## Given instruction
Return, word for word, the lines from the line holding "Give me the Chart.js source for this chart." through the line holding "const temps = ['25', '35', '45', '55', '65', '80'];". Include both end lines and no others.

## Entries
------

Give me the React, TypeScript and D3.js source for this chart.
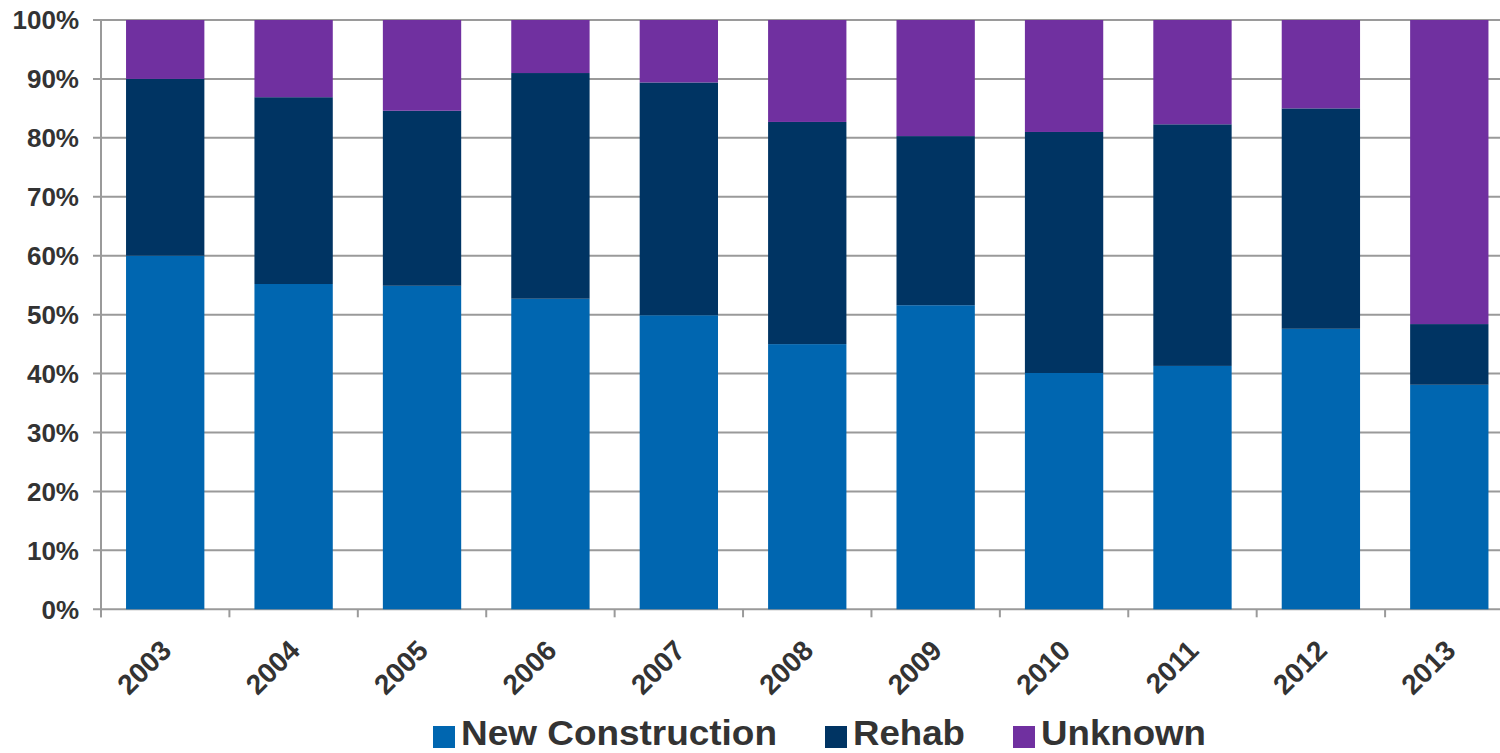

------

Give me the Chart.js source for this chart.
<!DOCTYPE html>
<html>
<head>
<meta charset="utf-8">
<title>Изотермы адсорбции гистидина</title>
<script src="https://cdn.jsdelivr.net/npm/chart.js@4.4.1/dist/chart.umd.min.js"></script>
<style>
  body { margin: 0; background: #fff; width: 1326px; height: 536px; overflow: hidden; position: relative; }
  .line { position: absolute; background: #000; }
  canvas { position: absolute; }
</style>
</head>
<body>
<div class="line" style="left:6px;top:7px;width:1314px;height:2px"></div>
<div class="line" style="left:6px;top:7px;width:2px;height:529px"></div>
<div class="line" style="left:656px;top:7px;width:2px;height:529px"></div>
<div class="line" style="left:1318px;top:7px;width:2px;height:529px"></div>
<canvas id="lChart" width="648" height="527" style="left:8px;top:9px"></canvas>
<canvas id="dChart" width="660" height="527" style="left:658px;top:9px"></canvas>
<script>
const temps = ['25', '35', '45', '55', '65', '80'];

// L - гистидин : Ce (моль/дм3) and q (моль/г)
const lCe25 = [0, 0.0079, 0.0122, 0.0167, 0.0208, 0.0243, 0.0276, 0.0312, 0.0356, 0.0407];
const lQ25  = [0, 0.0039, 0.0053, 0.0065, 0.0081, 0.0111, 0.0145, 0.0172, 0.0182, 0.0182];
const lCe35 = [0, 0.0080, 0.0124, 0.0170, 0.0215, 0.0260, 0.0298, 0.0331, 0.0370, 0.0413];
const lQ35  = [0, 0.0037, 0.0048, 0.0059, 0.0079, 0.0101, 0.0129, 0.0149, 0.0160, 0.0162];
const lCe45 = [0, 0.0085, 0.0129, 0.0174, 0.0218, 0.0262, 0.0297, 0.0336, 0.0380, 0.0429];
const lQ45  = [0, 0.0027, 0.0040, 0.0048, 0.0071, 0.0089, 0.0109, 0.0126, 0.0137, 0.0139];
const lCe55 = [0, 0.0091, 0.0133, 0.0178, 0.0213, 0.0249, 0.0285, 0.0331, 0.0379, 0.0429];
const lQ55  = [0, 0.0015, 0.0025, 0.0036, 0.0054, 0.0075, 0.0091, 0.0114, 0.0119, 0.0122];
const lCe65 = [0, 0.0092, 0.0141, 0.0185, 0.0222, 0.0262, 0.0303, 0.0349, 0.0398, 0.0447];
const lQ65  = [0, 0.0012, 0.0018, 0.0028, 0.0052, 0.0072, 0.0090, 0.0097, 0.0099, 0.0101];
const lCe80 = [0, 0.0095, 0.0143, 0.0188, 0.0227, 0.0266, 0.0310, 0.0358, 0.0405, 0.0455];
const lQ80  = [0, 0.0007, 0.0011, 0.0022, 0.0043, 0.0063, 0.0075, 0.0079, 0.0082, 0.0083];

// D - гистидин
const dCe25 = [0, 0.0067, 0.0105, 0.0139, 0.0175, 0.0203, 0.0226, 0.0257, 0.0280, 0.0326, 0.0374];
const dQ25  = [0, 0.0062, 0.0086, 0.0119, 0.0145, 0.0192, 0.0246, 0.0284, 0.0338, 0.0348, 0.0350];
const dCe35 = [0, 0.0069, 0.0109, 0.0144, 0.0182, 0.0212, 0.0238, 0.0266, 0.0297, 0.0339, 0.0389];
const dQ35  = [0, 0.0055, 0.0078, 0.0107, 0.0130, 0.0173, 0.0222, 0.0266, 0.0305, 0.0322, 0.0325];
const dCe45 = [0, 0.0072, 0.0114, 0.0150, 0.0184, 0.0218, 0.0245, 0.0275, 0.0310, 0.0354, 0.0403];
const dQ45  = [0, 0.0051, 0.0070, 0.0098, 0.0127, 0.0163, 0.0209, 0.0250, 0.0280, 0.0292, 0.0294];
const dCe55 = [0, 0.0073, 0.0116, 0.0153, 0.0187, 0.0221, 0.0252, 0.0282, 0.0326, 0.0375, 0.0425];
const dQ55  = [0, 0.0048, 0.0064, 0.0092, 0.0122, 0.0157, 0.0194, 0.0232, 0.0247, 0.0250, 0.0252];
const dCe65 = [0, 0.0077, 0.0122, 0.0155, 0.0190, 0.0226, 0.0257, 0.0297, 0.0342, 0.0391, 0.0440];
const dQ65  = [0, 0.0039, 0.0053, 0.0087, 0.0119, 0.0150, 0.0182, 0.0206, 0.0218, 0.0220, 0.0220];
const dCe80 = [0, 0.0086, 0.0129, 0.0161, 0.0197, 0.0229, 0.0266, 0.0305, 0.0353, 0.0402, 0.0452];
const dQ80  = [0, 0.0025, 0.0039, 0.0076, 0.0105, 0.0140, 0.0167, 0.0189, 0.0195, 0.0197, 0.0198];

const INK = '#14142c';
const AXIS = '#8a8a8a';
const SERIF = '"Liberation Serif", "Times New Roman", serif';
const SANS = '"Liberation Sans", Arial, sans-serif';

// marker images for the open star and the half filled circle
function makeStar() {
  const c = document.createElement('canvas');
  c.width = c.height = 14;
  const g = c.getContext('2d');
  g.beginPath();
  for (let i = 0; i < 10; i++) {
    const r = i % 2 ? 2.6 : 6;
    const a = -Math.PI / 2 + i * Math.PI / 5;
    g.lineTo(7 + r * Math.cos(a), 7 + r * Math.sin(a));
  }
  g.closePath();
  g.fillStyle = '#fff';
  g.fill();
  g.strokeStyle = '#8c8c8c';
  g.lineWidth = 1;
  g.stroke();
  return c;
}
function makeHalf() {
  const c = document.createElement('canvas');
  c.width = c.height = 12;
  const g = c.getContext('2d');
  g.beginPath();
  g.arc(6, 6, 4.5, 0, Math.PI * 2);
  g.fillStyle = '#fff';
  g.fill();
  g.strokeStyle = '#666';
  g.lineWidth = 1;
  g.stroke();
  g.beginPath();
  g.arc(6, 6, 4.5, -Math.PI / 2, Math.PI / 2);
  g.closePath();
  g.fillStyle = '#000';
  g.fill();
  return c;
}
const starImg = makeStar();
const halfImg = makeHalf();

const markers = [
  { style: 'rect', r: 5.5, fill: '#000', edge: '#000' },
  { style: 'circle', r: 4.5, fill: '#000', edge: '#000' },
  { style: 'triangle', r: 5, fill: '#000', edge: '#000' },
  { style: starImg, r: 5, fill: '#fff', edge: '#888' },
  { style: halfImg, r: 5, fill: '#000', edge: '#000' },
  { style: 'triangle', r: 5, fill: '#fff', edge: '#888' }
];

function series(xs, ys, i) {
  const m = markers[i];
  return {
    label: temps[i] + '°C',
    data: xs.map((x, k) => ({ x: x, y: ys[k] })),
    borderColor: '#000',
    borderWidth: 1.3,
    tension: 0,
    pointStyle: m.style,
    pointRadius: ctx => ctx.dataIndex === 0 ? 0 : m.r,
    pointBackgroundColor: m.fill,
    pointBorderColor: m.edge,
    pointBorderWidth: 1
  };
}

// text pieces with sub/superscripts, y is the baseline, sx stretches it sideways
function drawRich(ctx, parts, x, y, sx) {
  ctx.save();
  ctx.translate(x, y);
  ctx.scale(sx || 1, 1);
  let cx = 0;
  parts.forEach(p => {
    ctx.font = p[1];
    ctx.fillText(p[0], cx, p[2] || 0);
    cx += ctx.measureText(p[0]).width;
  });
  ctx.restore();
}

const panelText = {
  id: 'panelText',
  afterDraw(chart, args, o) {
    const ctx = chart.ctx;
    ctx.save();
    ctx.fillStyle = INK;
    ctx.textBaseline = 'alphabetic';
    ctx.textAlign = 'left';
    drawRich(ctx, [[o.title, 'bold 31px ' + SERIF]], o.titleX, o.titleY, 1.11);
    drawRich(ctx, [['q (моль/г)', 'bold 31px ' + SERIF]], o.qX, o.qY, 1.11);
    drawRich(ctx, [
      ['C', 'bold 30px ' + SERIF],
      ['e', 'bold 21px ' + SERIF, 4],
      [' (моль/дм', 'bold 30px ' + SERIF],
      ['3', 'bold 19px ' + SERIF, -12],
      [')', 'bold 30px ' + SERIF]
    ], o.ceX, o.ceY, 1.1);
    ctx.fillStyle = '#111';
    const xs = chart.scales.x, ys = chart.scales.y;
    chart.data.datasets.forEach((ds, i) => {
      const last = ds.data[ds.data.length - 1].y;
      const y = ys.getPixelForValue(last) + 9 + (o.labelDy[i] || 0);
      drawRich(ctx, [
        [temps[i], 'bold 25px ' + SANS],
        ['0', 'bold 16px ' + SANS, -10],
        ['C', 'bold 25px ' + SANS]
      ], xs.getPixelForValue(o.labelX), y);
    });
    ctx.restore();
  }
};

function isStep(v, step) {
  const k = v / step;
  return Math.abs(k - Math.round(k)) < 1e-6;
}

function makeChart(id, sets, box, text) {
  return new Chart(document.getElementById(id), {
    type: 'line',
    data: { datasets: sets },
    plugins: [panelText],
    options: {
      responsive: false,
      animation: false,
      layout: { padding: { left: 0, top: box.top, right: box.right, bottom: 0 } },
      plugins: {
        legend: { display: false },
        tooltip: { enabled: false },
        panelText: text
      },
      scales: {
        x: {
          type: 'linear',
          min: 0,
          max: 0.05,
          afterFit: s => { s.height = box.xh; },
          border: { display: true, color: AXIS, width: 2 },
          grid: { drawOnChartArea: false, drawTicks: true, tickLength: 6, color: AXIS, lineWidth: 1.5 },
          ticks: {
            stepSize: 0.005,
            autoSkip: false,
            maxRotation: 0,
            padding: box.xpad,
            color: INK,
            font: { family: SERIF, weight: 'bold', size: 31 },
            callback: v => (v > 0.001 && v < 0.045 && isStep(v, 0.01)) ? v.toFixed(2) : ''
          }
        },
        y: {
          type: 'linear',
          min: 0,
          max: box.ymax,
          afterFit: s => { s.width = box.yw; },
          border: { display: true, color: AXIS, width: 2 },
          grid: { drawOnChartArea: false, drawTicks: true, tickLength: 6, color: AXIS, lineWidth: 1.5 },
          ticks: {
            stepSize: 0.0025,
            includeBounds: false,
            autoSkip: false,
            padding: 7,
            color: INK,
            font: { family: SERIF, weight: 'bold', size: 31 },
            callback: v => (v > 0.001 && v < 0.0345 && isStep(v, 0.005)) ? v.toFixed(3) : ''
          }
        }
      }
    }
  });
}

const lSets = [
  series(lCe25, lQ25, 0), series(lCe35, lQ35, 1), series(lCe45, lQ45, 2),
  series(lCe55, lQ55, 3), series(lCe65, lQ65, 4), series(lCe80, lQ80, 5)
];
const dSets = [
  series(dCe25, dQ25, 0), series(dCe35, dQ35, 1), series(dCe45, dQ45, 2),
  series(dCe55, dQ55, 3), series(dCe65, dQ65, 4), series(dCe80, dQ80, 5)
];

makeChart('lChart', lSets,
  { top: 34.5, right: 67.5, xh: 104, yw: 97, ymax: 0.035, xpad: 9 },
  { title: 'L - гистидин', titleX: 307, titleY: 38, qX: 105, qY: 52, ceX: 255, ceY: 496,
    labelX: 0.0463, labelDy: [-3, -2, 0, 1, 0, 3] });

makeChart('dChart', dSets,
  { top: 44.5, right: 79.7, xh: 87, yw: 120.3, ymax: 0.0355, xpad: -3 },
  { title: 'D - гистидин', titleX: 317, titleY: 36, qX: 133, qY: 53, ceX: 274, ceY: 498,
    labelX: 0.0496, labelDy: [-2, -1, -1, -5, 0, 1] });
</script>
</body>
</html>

------

## Result of this task
Give me the Chart.js source for this chart.
<!DOCTYPE html>
<html>
<head>
<meta charset="utf-8">
<title>Изотермы адсорбции гистидина</title>
<script src="https://cdn.jsdelivr.net/npm/chart.js@4.4.1/dist/chart.umd.min.js"></script>
<style>
  body { margin: 0; background: #fff; width: 1326px; height: 536px; overflow: hidden; position: relative; }
  .line { position: absolute; background: #000; }
  canvas { position: absolute; }
</style>
</head>
<body>
<div class="line" style="left:6px;top:7px;width:1314px;height:2px"></div>
<div class="line" style="left:6px;top:7px;width:2px;height:529px"></div>
<div class="line" style="left:656px;top:7px;width:2px;height:529px"></div>
<div class="line" style="left:1318px;top:7px;width:2px;height:529px"></div>
<canvas id="lChart" width="648" height="527" style="left:8px;top:9px"></canvas>
<canvas id="dChart" width="660" height="527" style="left:658px;top:9px"></canvas>
<script>
const temps = ['25', '35', '45', '55', '65', '80'];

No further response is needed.